Ее революция была индивидуалистическим и эротическим воплем, разрушившим условности и социальные табу. Самый яркий и радикальный способ, с помощью которого она добилась этого, заключался в том, что она стала сырьем для своих работ, сделала свое тело, свою наготу и чувственность центральной темой своего творчества. Науи Олин позировала без одежды фотографу Антонио Гардуньо, чего не делал ни один другой художник того времени и что уже само по себе было трансгрессией. Но главное заключалось не в самом акте наготы, а в смене ролей: указания давал не фотограф, а она. Гардуньо оказался на месте случайно, как репортер, фиксирующий событие или перформанс, и поэтому художником была она, а не он. Эта работа – нечто большее, чем просто изображение: это сама Науи, послание, которое она передавала, трансгрессивный акт, который Гардуньо документировал. Поэтому именно она пригласила гостей на фотографическую выставку, состоявшуюся 20 сентября 1927 года. Лишь много лет спустя для таких художниц, как Ханна Уилки, Кароли Шниманн или Марта Рослер, стало нормой объявлять своими портреты, даже провокационные обнаженные изображения, которые они не делали сами, но идея или концепция которых принадлежала им. Науи Олин, возможно, была первой, кто это сделал.

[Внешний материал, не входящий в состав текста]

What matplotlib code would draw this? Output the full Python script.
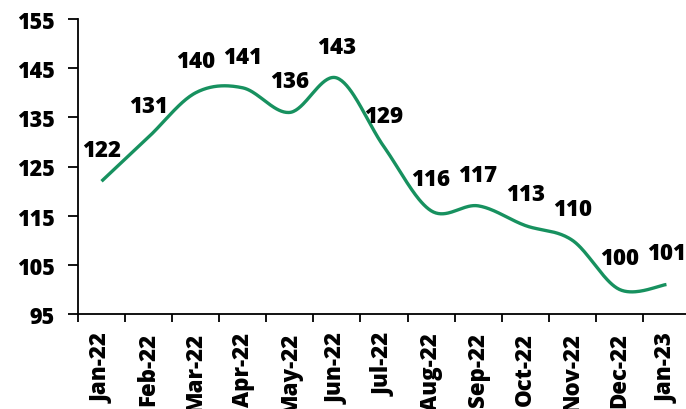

Это было доказательством ее полной независимости. Науи не была обязана ни своей семье, ни Атлю, ни обществу, ни тем более Мексике или революции – только своему принципу свободы. Если «Современники» стали культурной силой, противостоявшей национализму и мачизму, то же самое можно сказать и о Науи. Ей не надо было заниматься прозелитизмом. Ее жизненный радикализм был декларацией принципов, ходячим манифестом. Как сказала биограф художницы Адриана Мальвидо, с ней родился «современный способ быть женщиной, женщиной на свободе, со всеми вытекающими отсюда последствиями: скандалами, противоречиями и общественным порицанием»[165]. Следует добавить, что этот способ быть женщиной был легитимирован только много десятилетий спустя.